In our study, 83.9% of donors were under 35 years of age, with 44.4% and 39.5% of donors from the age group 18–25 years and 26–35 years, respectively, which is comparable with 42.92% from 17–25 years and 37.20% from 26 to 35 years in a study from South India. This study revealed that people over 45 years contributed only 3% of total donations, while the WHO report showed that 25.1% were above 45 years in Nepal. This discrepancy in our findings and WHO reports suggest the necessity for more scientific cross-sectional studies from different parts of Nepal.
Students accounted for 31.2% of total donations, which is slightly higher in comparison with 28% in a study by Unnikrishnan et al. The high percentage of young donors and students may be due to the recruitment of university students, and in addition, students donated blood to fulfill their social responsibility.

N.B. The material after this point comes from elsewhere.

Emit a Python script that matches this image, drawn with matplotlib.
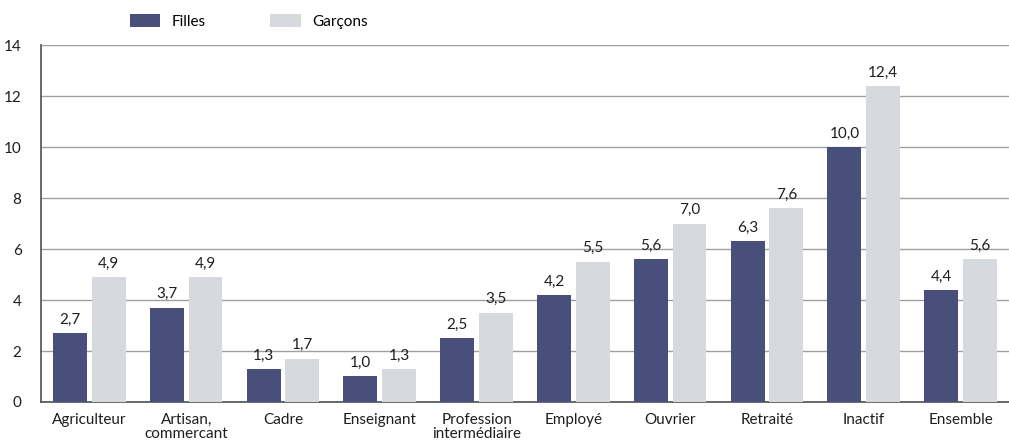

In this study, female donors accounted for 24.2% of total registered donors in comparison to only 1.8% of total donations contributed by the female in Saudi Arabia. However, 45% of donors were female in some European countries and the United States. Data from 118 countries by the WHO showed overall 30% of donors were female. Low number of female donors in our study may be due to the cultural practices of Nepal, high prevalence of anemia among females and discomfort during menstruation.
The current study found that only 58.8% of donations were voluntary nonremunerated donations which are below the national average of 85.2% and 83.1% in India. Global database of blood safety 2008 reported that 36% of blood donations were contributed by family/replacement or paid donation in low middle-income countries, while we found a slightly higher rate (41.2%).
The WHO has implemented strategies to move toward 100% voluntary blood donation. However, in our study, nearly half of blood donation is family/replacement donation. To fulfill blood requirements in low middle-income countries, at least 10 in 1000 people must donate blood; however, the donation rate in Nepal is <5/1000 people in 2015. Hence, to fulfill the hospital requirement, family/replacement donation is still high in our study. Out of total donations, 41.7% of donors were first-time donors in this study, which is slightly higher than that reported in India.
Replacement donors had a higher deferral rate with 12.1% as compared to VNRD with 7.6%. A similar finding has been reported where replacement donors were deferred more than VNRD. This proves that VNRD is safer than replacement donor and should emphasize 100% voluntary blood donation to reduce the loss of blood donors.
Limitations of the study
The major limitation of this study is that the results are based on study done at a single blood centre and may not be applicable to the entire country. This study could not record the information of self-deferral donors (underage, underweight, and menstruation) who were not registered in the database of blood bank. Predonation hemoglobin estimation was done only in female donors hence could not cover male donor deferral due to anemia. Hence, in order to get the whole picture of deferral due to anemia, hemoglobin estimation should be carried out.
| Conclusion|| |
This study showed the profile of blood donors in the referral center of Nepal. Young people and students cover the majority of blood donors who can be motivated for regular voluntary nonremunerated blood donation. All donors should be informed about the causes and period of deferral, and proper counseling is mandatory for the retention of the temporarily deferred donor. The current findings suggest that it is important to increase awareness on voluntary nonremunerated blood donation and educate people about the common criteria needed to be a healthy donor to minimize the loss of blood donors.
The authors would like to acknowledge all staff from the blood bank for their cooperation and support in conducting this study.